Reconstruction of phase-amplitude dynamics from electrophysiological signals

The paper proves that the Laplace average of g(t)=r(t)−γ(r)(θ(t)) recovers the inverse amplitude Σ up to a constant q^{(r)}_{1,0} by (i) expanding r via the forward Fourier–Taylor map K(r)(ϕ,σ), (ii) cancelling the n=0 block with K(r)(ϕ,0), (iii) evaluating along ϕ(t)=ωt+ϕ0, σ(t)=σ0 e^{λ t}, and (iv) showing only (n,k)=(1,0) survives the time-average, yielding g^*_{λ}(x0)=q^{(r)}_{1,0}σ0=q^{(r)}_{1,0}Σ(x0) (their Eq. (26)).
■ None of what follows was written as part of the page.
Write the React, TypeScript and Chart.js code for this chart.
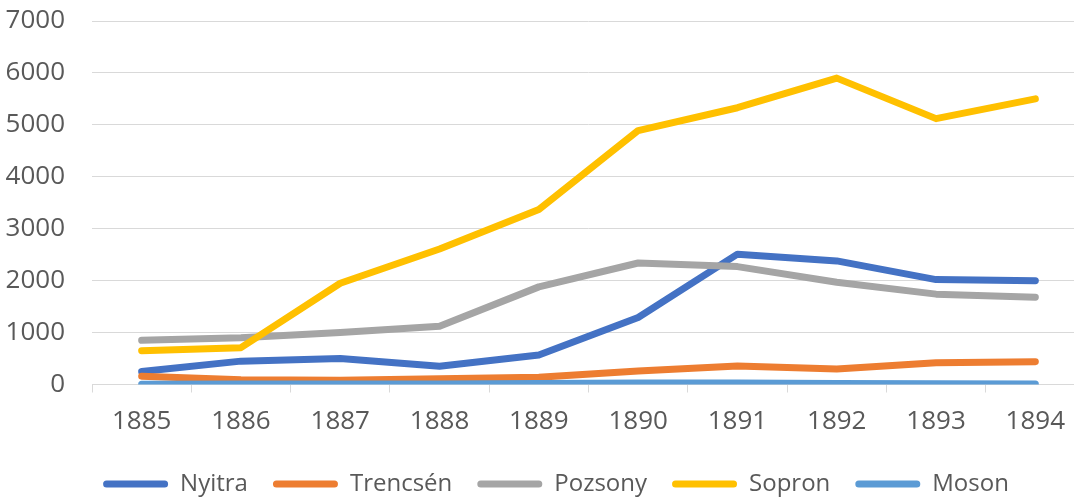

This follows immediately from their definition of the Laplace average (Eq. (23)), the series representation (Eq. (20)), and the reduced flow (Eqs. (24)–(25) in the text), with the large-T limits made explicit in the derivation leading to Eq. (26) . The candidate solution reproduces the same steps (explicitly computing the per-term factor (1/T)∫ e^{[(n−1)λ+ikω]t}dt and invoking λ<0), adds a brief justification for termwise integration via uniform convergence, and reaches the identical conclusion and normalization comment. Hence, both are correct and essentially the same argument.